++++ Data excerpt ++++

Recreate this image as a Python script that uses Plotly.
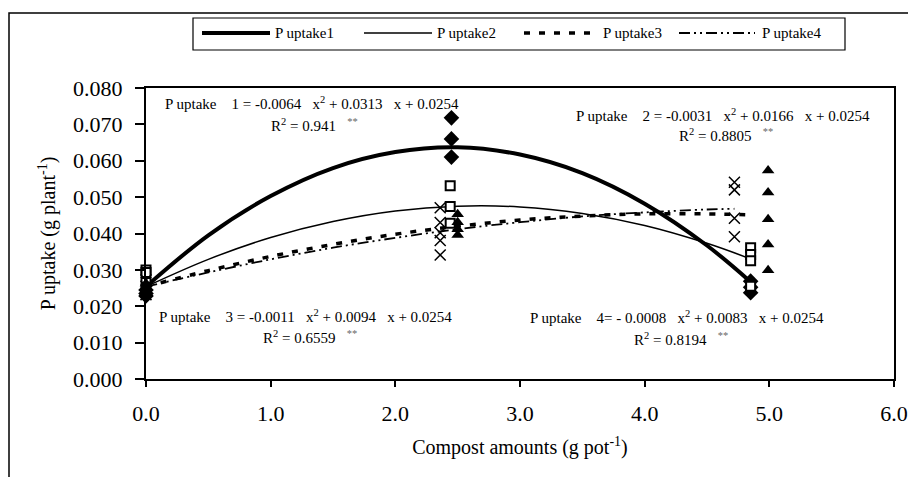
import plotly.graph_objects as go

# ---------------- data ----------------
series_names = ["P uptake1", "P uptake2", "P uptake3", "P uptake4"]

# fitted trend curves
curve1_x = [0.0, 0.5, 1.0, 1.5, 2.0, 2.5, 3.0, 3.5, 4.0, 4.5, 4.85]
curve1_y = [0.0254, 0.0395, 0.0503, 0.0580, 0.0624, 0.0637, 0.0617, 0.0566, 0.0482, 0.0367, 0.0267]
curve2_x = [0.0, 0.5, 1.0, 1.5, 2.0, 2.5, 3.0, 3.5, 4.0, 4.5, 4.85]
curve2_y = [0.0254, 0.0329, 0.0389, 0.0433, 0.0462, 0.0475, 0.0473, 0.0455, 0.0422, 0.0373, 0.0330]
curve3_x = [0.0, 0.5, 1.0, 1.5, 2.0, 2.5, 3.0, 3.5, 4.0, 4.5, 4.85]
curve3_y = [0.0254, 0.0298, 0.0337, 0.0370, 0.0398, 0.0420, 0.0437, 0.0448, 0.0454, 0.0454, 0.0451]
curve4_x = [0.0, 0.5, 1.0, 1.5, 2.0, 2.5, 3.0, 3.5, 4.0, 4.5, 4.72]
curve4_y = [0.0254, 0.0293, 0.0329, 0.0361, 0.0388, 0.0412, 0.0431, 0.0447, 0.0458, 0.0466, 0.0468]

# observed points
obs1_x = [0, 0, 0, 2.45, 2.45, 2.45, 4.85, 4.85, 4.85]
obs1_y = [0.0245, 0.0235, 0.0228, 0.0718, 0.0660, 0.0610, 0.0269, 0.0252, 0.0237]
obs2_x = [0, 0, 0, 2.44, 2.44, 2.44, 4.85, 4.85, 4.85, 4.85]
obs2_y = [0.0300, 0.0293, 0.0265, 0.0531, 0.0474, 0.0428, 0.0361, 0.0342, 0.0325, 0.0255]
obs3_x = [0, 0, 0, 2.50, 2.50, 2.50, 2.50, 4.99, 4.99, 4.99, 4.99, 4.99]
obs3_y = [0.0262, 0.0250, 0.0238, 0.0453, 0.0431, 0.0412, 0.0396, 0.0573, 0.0513, 0.0439, 0.0370, 0.0299]
obs4_x = [0, 0, 0, 2.36, 2.36, 2.36, 2.36, 2.36, 4.72, 4.72, 4.72, 4.72]
obs4_y = [0.0272, 0.0255, 0.0232, 0.0471, 0.0430, 0.0402, 0.0381, 0.0341, 0.0541, 0.0520, 0.0442, 0.0391]

x_ticks = [0, 1, 2, 3, 4, 5, 6]
x_tick_labels = ["0.0", "1.0", "2.0", "3.0", "4.0", "5.0", "6.0"]
y_ticks = [0.00, 0.01, 0.02, 0.03, 0.04, 0.05, 0.06, 0.07, 0.08]
y_tick_labels = ["0.000", "0.010", "0.020", "0.030", "0.040", "0.050", "0.060", "0.070", "0.080"]

eq_line1 = [
    "P uptake\u00a0\u00a0\u00a0 1 = -0.0064\u00a0\u00a0 x<sup>2</sup> + 0.0313\u00a0\u00a0 x + 0.0254",
    "P uptake\u00a0\u00a0\u00a0 2 = -0.0031\u00a0\u00a0 x<sup>2</sup> + 0.0166\u00a0\u00a0 x + 0.0254",
    "P uptake\u00a0\u00a0\u00a0 3 = -0.0011\u00a0\u00a0 x<sup>2</sup> + 0.0094\u00a0\u00a0 x + 0.0254",
    "P uptake\u00a0\u00a0\u00a0 4= - 0.0008\u00a0\u00a0 x<sup>2</sup> + 0.0083\u00a0\u00a0 x + 0.0254",
]
r2_values = ["0.941", "0.8805", "0.6559", "0.8194"]

# ---------------- layout helpers ----------------
FONT = "Liberation Serif, Times New Roman, serif"
OFF = 8                      # page offset (body margin) of the figure
W, H = 916, 477
L, R, T, B = 146, 894, 88, 379   # plot area in page pixels


def pxx(px):
    return (px - L) / (R - L)


def pxy(py):
    return (B - py) / (B - T)


fig = go.Figure()

curve_styles = [
    dict(width=4, dash="solid"),
    dict(width=1.5, dash="solid"),
    dict(width=3.5, dash="6px,9px"),
    dict(width=1.8, dash="11px,4px,2px,4px,2px,4px"),
]
curves = [(curve1_x, curve1_y), (curve2_x, curve2_y), (curve3_x, curve3_y), (curve4_x, curve4_y)]
for (cx, cy), st, nm in zip(curves, curve_styles, series_names):
    fig.add_trace(go.Scatter(x=cx, y=cy, mode="lines", name=nm, showlegend=False,
                             line=dict(color="black", width=st["width"], dash=st["dash"], shape="spline"),
                             hoverinfo="skip"))

marker_styles = [
    dict(symbol="diamond", size=12, color="black", line=dict(width=0)),
    dict(symbol="square", size=9, color="white", line=dict(color="black", width=2)),
    dict(symbol="triangle-up", size=11, color="black", line=dict(width=0)),
    dict(symbol="x-thin-open", size=11, color="black", line=dict(color="black", width=1.5)),
]
obs = [(obs1_x, obs1_y), (obs2_x, obs2_y), (obs3_x, obs3_y), (obs4_x, obs4_y)]
for (ox, oy), ms, nm in zip(obs, marker_styles, series_names):
    fig.add_trace(go.Scatter(x=ox, y=oy, mode="markers", name=nm, showlegend=False,
                             marker=ms, cliponaxis=False))

shapes = []
# outer frame
shapes.append(dict(type="rect", xref="paper", yref="paper",
                   x0=pxx(9), x1=pxx(940), y0=pxy(13), y1=pxy(500),
                   line=dict(color="black", width=1.5), fillcolor="rgba(0,0,0,0)", layer="below"))
# legend box
shapes.append(dict(type="rect", xref="paper", yref="paper",
                   x0=pxx(193), x1=pxx(845), y0=pxy(50), y1=pxy(18),
                   line=dict(color="black", width=1.2), fillcolor="white"))

annotations = []
leg_line_px = [(202, 270), (364, 432), (524, 597), (679, 755)]
leg_text_px = [273, 435, 601, 760]
leg_y = 33
for (x0, x1), tx, st, nm in zip(leg_line_px, leg_text_px, curve_styles, series_names):
    shapes.append(dict(type="line", xref="paper", yref="paper",
                       x0=pxx(x0), x1=pxx(x1), y0=pxy(leg_y), y1=pxy(leg_y),
                       line=dict(color="black", width=st["width"], dash=st["dash"])))
    annotations.append(dict(xref="paper", yref="paper", x=pxx(tx), y=pxy(leg_y),
                            text=nm, showarrow=False, xanchor="left", yanchor="middle",
                            font=dict(family=FONT, size=15, color="black")))

eq_pos1 = [(312, 103), (723, 115), (305, 316), (677, 317)]
eq_pos2 = [(314, 125), (726, 135), (310, 337), (681, 339)]
for txt, r2, p1, p2 in zip(eq_line1, r2_values, eq_pos1, eq_pos2):
    annotations.append(dict(xref="paper", yref="paper", x=pxx(p1[0]), y=pxy(p1[1]),
                            text=txt, showarrow=False, xanchor="center", yanchor="middle",
                            font=dict(family=FONT, size=15, color="black")))
    annotations.append(dict(xref="paper", yref="paper", x=pxx(p2[0]), y=pxy(p2[1]),
                            text="R<sup>2</sup> = " + r2 + "\u00a0\u00a0\u00a0<span style='color:#666666'><sup>**</sup></span>",
                            showarrow=False, xanchor="center", yanchor="middle",
                            font=dict(family=FONT, size=15, color="black")))

fig.update_layout(
    width=W, height=H,
    template="none",
    paper_bgcolor="white", plot_bgcolor="white",
    margin=dict(l=L - OFF, r=W - (R - OFF), t=T - OFF, b=H - (B - OFF), pad=0),
    font=dict(family=FONT, color="black"),
    showlegend=False,
    shapes=shapes,
    annotations=annotations,
    xaxis=dict(range=[0, 6], tickvals=x_ticks, ticktext=x_tick_labels,
               ticks="outside", ticklen=6, tickwidth=1.5, tickcolor="black",
               showline=True, linewidth=2, linecolor="black", mirror=True,
               showgrid=False, zeroline=False, automargin=False,
               tickfont=dict(family=FONT, size=22, color="black"), ticklabelstandoff=8,
               title=dict(text="Compost amounts (g pot<sup>-1</sup>)", standoff=15,
                          font=dict(family=FONT, size=20, color="black"))),
    yaxis=dict(range=[0, 0.08], tickvals=y_ticks, ticktext=y_tick_labels,
               ticks="outside", ticklen=9, tickwidth=1.5, tickcolor="black",
               showline=True, linewidth=2, linecolor="black", mirror=True,
               showgrid=False, zeroline=False, automargin=False,
               tickfont=dict(family=FONT, size=22, color="black"), ticklabelstandoff=8,
               title=dict(text="P uptake (g plant<sup>-1</sup>)", standoff=12,
                          font=dict(family=FONT, size=20, color="black"))),
)

fig.write_html("out.html")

++++

From the top of the listing above, repeat each line exactly until you reach the line containing "0.0458, 0.0466, 0.0468]", and repeat that one too. Leave the pictures out.

Recreate this image as a Python script that uses Plotly.
import plotly.graph_objects as go

# ---------------- data ----------------
series_names = ["P uptake1", "P uptake2", "P uptake3", "P uptake4"]

# fitted trend curves
curve1_x = [0.0, 0.5, 1.0, 1.5, 2.0, 2.5, 3.0, 3.5, 4.0, 4.5, 4.85]
curve1_y = [0.0254, 0.0395, 0.0503, 0.0580, 0.0624, 0.0637, 0.0617, 0.0566, 0.0482, 0.0367, 0.0267]
curve2_x = [0.0, 0.5, 1.0, 1.5, 2.0, 2.5, 3.0, 3.5, 4.0, 4.5, 4.85]
curve2_y = [0.0254, 0.0329, 0.0389, 0.0433, 0.0462, 0.0475, 0.0473, 0.0455, 0.0422, 0.0373, 0.0330]
curve3_x = [0.0, 0.5, 1.0, 1.5, 2.0, 2.5, 3.0, 3.5, 4.0, 4.5, 4.85]
curve3_y = [0.0254, 0.0298, 0.0337, 0.0370, 0.0398, 0.0420, 0.0437, 0.0448, 0.0454, 0.0454, 0.0451]
curve4_x = [0.0, 0.5, 1.0, 1.5, 2.0, 2.5, 3.0, 3.5, 4.0, 4.5, 4.72]
curve4_y = [0.0254, 0.0293, 0.0329, 0.0361, 0.0388, 0.0412, 0.0431, 0.0447, 0.0458, 0.0466, 0.0468]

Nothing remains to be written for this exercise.